Some people go through life utterly convinced that they are adored, admired, and at the center of everyone’s world — even when reality is telling a very different story.
No invitations. No genuine friendships. Just paid interactions and polite tolerance.

It’s not that the world has suddenly turned cold.
It’s that they have driven people away — and they’re the last to realise it.


1. How They Lose People Without Knowing It

From a psychological standpoint, these individuals often show patterns like:

  • Arrogance disguised as confidence — They dominate conversations, making it about themselves.
  • Obnoxious behaviour — Offensive comments, lack of tact, dismissive of others’ feelings.
  • Chronic self-focus — Always taking, rarely giving.
  • Social entitlement — Expecting others to show up for them without reciprocation.

Over time, people quietly withdraw. Invitations stop. Calls go unanswered. The social circle shrinks — until the only people around are paid to be there.


2. Why They Don’t See It

Neuroscience offers clues:

  • The self-serving bias means the brain naturally favours information that maintains a positive self-image.
  • The default mode network (linked to self-reflection) can be underdeveloped if someone never learns to honestly evaluate their behaviour.
  • If they lack theory of mind skills — the ability to put themselves in someone else’s perspective — they can’t read subtle cues that relationships are deteriorating.

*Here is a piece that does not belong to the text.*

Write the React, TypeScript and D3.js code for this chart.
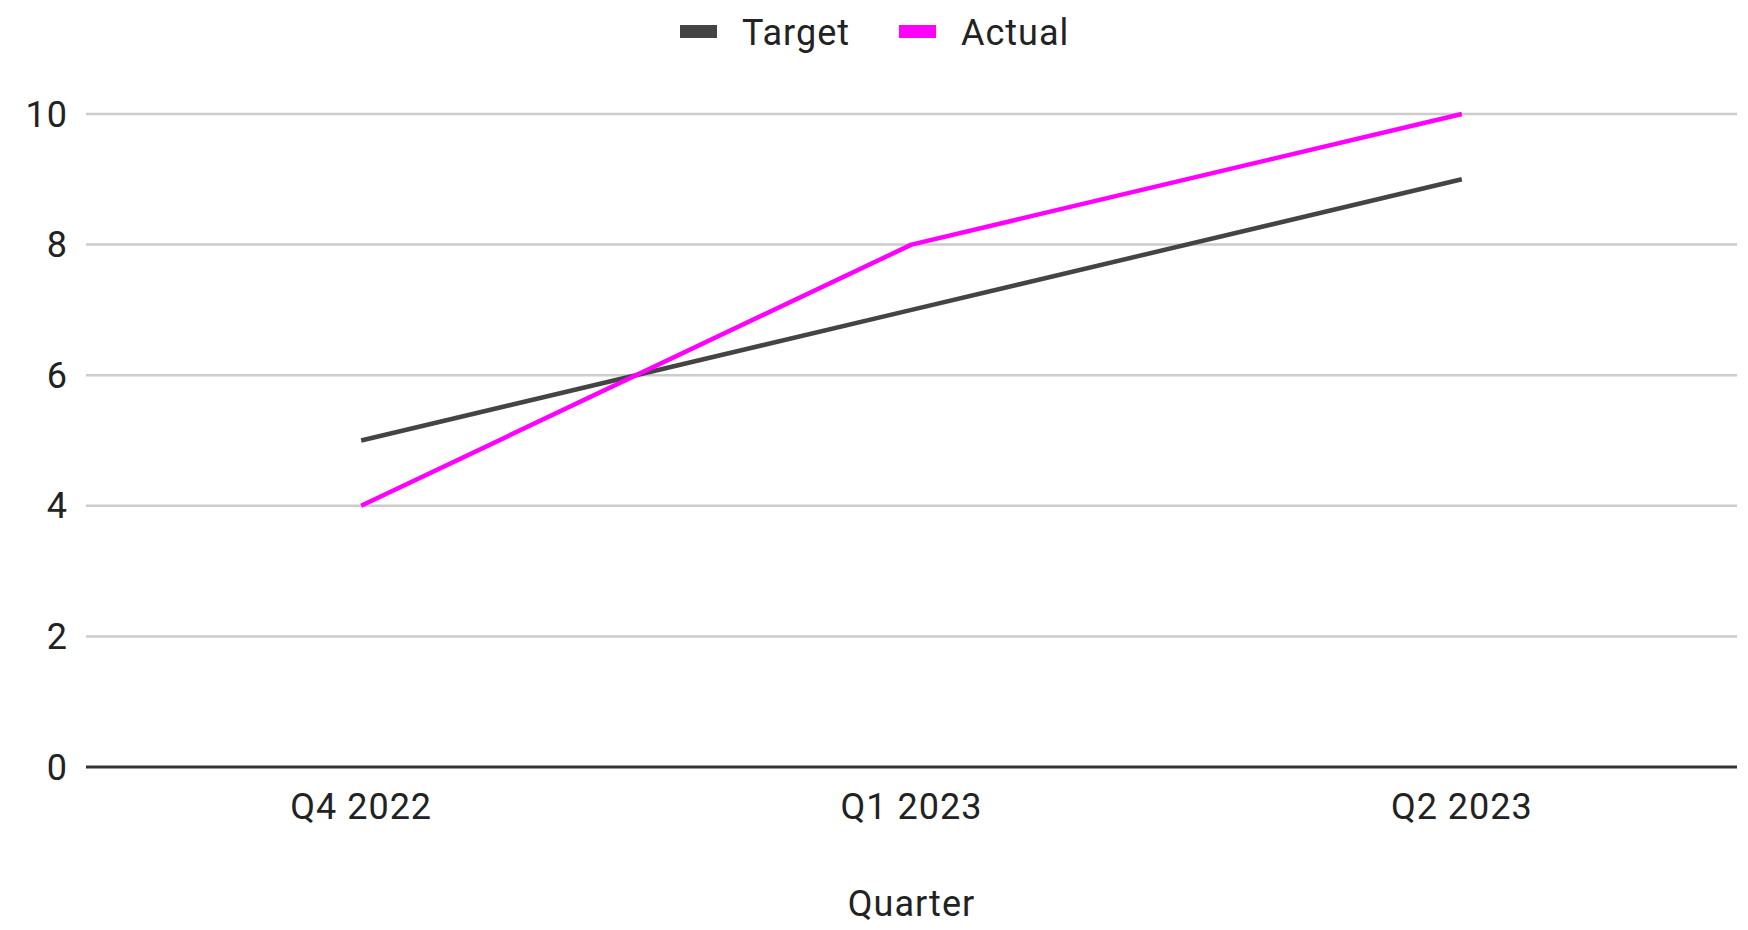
import React, { useEffect } from "react";
import * as d3 from "d3";

const categories = ["Q4 2022", "Q1 2023", "Q2 2023"];
const targetValues = [5, 7, 9];
const actualValues = [4, 8, 10];
const yTicks = [0, 2, 4, 6, 8, 10];
const seriesNames = ["Target", "Actual"];
const seriesColors = ["#444444", "#ff00ff"];

const W = 1748;
const H = 930;
const left = 86;
const right = 1737;
const top = 114;
const bottom = 767;
const FONT = "Roboto, Arial, sans-serif";
const LS = 1;

export default function App() {
  useEffect(() => {
    document.body.style.margin = "0";
  }, []);

  const x = d3.scaleBand<string>().domain(categories).range([left, right]).padding(0);
  const y = d3.scaleLinear().domain([0, 10]).range([bottom, top]);
  const line = d3
    .line<number>()
    .x((_, i) => (x(categories[i]) as number) + x.bandwidth() / 2)
    .y((d) => y(d));

  const series = [targetValues, actualValues];

  return (
    <svg width={W} height={H} style={{ display: "block", position: "absolute", left: 0, top: 0 }} fontFamily={FONT}>
      <rect width={W} height={H} fill="#ffffff" />
      {yTicks.filter((t) => t !== 0).map((t) => (
        <line key={t} x1={left} x2={right} y1={y(t)} y2={y(t)} stroke="#cccccc" strokeWidth={2.5} />
      ))}
      {yTicks.map((t) => (
        <text key={"l" + t} x={68} y={y(t)} dy="0.35em" textAnchor="end" fontSize={36} letterSpacing={LS} fill="#222222">
          {t}
        </text>
      ))}
      {series.map((s, i) => (
        <path key={i} d={line(s) || ""} fill="none" stroke={seriesColors[i]} strokeWidth={4.5} strokeLinejoin="round" />
      ))}
      <line x1={left} x2={right} y1={y(0)} y2={y(0)} stroke="#333333" strokeWidth={3} />
      {categories.map((c) => (
        <text key={c} x={(x(c) as number) + x.bandwidth() / 2} y={819} textAnchor="middle" fontSize={36} letterSpacing={LS} fill="#222222">
          {c}
        </text>
      ))}
      <text x={(left + right) / 2} y={916} textAnchor="middle" fontSize={36} letterSpacing={LS} fill="#222222">
        Quarter
      </text>
      {seriesNames.map((n, i) => {
        const lx = [680, 899][i];
        return (
          <g key={n}>
            <rect x={lx} y={25} width={37} height={13} fill={seriesColors[i]} />
            <text x={lx + 62} y={45} fontSize={36} letterSpacing={LS} fill="#222222">
              {n}
            </text>
          </g>
        );
      })}
    </svg>
  );
}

3. Arrogance as a Social Repellent

Arrogance activates a subtle but powerful rejection response in others.
From an evolutionary standpoint, humans avoid those who:

  • Pose a threat to group harmony.
  • Take more than they give.
  • Ignore mutual respect norms.

When the brain picks up on this, it quietly categorises the person as unsafe to invest in socially. The result? Disengagement.


4. Cluelessness Meets Loneliness

The saddest part is that these individuals often do crave connection — but their behaviour drives it away.
Instead of adjusting, they double down:

  • Bragging more to prove their worth.
  • Forcing contact through obligations.
  • Surrounding themselves with people who are there for money, not love.

And still, they tell themselves: I am so loved.


5. The Contrast With True Connection

You know the difference because you’ve lived it:

  • Friends who include you in their lives because they want you there.
  • Birthdays, Christmas, and milestones where you’re genuinely celebrated.
  • Shared experiences — from Disneyland Paris to the Compostela — born out of affection, not transaction.

This is authentic social capital, built on decades of mutual care, not illusion.


6. Can They Change?

Only if they’re willing to do the hardest thing:

  • Accept feedback without defensiveness.
  • Actively rebuild empathy and humility.
  • Practice gratitude over entitlement.

Without this, they’ll continue in the echo chamber of their own myth — adored in their mind, isolated in reality.


Final word:
True popularity is not about the number of people in the room — it’s about the number who would be there for free, by choice, even in your hardest times.
If you have that, you are already richer than the most deluded person in the world.